**Stored data:**
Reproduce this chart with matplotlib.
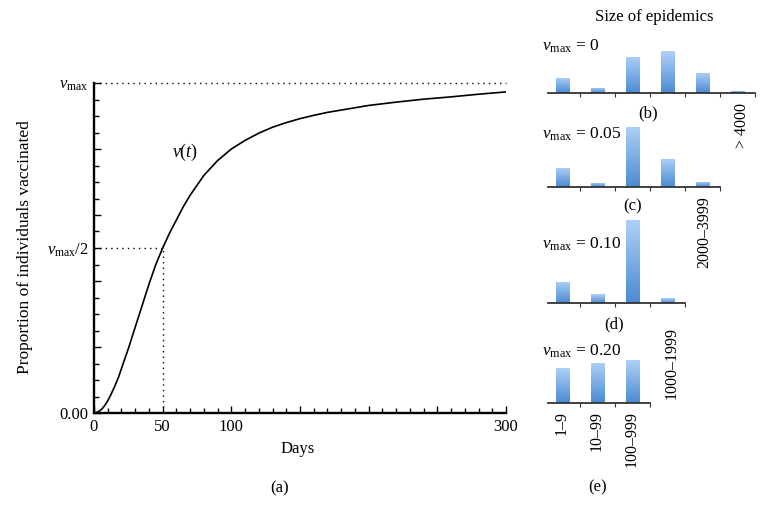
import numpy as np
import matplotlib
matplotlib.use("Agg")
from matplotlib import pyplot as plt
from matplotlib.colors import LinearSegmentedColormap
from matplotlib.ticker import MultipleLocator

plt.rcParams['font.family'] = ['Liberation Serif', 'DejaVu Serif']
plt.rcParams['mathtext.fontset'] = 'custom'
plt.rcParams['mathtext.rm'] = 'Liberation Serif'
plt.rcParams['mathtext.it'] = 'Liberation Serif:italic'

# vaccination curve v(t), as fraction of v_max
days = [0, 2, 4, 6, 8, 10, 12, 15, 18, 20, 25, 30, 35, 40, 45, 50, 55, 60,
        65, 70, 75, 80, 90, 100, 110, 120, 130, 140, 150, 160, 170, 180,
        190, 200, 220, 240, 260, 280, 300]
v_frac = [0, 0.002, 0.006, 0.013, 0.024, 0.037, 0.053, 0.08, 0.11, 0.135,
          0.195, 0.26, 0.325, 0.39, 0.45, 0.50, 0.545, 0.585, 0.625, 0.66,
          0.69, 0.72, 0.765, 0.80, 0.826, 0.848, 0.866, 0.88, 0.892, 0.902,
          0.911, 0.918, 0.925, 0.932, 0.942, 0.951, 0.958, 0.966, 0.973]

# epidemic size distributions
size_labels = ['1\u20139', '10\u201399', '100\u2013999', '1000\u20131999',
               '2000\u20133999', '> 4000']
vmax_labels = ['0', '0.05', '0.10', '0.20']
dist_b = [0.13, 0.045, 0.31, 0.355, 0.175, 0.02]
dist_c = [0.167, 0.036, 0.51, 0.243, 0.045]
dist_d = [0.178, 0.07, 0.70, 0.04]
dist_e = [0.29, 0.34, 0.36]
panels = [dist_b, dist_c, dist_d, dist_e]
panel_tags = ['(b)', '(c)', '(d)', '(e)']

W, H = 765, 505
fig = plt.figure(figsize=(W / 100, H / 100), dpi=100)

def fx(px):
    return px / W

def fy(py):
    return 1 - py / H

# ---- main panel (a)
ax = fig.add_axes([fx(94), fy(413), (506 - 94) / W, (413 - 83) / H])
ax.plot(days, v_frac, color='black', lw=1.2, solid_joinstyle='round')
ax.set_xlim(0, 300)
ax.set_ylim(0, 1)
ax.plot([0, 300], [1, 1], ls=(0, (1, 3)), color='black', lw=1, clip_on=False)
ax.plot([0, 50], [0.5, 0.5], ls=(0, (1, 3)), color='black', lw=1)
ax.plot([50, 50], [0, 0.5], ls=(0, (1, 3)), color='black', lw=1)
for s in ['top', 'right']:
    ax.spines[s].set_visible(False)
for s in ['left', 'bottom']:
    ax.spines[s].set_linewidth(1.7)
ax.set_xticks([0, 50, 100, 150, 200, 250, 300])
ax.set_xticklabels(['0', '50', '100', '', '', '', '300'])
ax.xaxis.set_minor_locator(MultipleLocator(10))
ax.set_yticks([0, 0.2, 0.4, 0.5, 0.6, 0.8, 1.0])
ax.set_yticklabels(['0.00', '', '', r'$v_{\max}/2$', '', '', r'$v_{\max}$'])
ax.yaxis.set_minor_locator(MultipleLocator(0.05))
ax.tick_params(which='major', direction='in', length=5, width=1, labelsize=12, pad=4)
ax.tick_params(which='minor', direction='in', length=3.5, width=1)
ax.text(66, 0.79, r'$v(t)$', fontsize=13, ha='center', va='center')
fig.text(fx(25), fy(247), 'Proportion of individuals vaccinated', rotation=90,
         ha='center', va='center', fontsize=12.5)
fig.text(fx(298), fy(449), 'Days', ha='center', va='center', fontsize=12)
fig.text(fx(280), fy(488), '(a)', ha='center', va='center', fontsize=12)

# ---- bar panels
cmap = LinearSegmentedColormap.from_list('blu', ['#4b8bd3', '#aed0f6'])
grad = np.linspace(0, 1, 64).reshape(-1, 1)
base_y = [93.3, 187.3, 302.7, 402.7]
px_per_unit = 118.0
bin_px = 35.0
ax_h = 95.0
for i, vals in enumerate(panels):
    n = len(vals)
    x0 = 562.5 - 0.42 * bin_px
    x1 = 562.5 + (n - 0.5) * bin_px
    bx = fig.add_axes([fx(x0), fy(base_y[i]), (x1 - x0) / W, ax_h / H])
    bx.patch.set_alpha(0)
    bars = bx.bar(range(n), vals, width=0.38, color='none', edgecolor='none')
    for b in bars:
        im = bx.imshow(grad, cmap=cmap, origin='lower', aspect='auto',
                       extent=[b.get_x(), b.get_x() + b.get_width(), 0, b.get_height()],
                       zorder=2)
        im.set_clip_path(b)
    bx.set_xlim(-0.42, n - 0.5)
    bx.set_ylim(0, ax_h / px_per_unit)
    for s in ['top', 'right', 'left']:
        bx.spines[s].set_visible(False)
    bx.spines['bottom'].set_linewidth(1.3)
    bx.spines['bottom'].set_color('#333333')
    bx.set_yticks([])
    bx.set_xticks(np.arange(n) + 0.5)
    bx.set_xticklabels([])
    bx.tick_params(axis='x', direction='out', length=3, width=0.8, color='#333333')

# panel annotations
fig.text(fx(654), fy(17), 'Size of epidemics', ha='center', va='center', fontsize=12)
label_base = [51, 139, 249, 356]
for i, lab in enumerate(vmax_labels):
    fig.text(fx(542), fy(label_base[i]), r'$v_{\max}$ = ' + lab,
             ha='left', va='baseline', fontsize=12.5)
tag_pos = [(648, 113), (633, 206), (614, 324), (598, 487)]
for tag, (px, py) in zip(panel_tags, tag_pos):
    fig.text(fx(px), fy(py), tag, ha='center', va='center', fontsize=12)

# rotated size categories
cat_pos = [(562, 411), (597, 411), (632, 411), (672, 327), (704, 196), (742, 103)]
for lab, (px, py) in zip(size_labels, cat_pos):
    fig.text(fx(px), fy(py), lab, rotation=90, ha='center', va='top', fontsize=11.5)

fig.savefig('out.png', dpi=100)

**What is being asked:** Exactly restate the lines from the beginning of the data through the line with "0.911, 0.918, 0.925, 0.932, 0.942, 0.951, 0.958, 0.966, 0.973]", and no others, keeping pictures out.

**Result for this task:**
Reproduce this chart with matplotlib.
import numpy as np
import matplotlib
matplotlib.use("Agg")
from matplotlib import pyplot as plt
from matplotlib.colors import LinearSegmentedColormap
from matplotlib.ticker import MultipleLocator

plt.rcParams['font.family'] = ['Liberation Serif', 'DejaVu Serif']
plt.rcParams['mathtext.fontset'] = 'custom'
plt.rcParams['mathtext.rm'] = 'Liberation Serif'
plt.rcParams['mathtext.it'] = 'Liberation Serif:italic'

# vaccination curve v(t), as fraction of v_max
days = [0, 2, 4, 6, 8, 10, 12, 15, 18, 20, 25, 30, 35, 40, 45, 50, 55, 60,
        65, 70, 75, 80, 90, 100, 110, 120, 130, 140, 150, 160, 170, 180,
        190, 200, 220, 240, 260, 280, 300]
v_frac = [0, 0.002, 0.006, 0.013, 0.024, 0.037, 0.053, 0.08, 0.11, 0.135,
          0.195, 0.26, 0.325, 0.39, 0.45, 0.50, 0.545, 0.585, 0.625, 0.66,
          0.69, 0.72, 0.765, 0.80, 0.826, 0.848, 0.866, 0.88, 0.892, 0.902,
          0.911, 0.918, 0.925, 0.932, 0.942, 0.951, 0.958, 0.966, 0.973]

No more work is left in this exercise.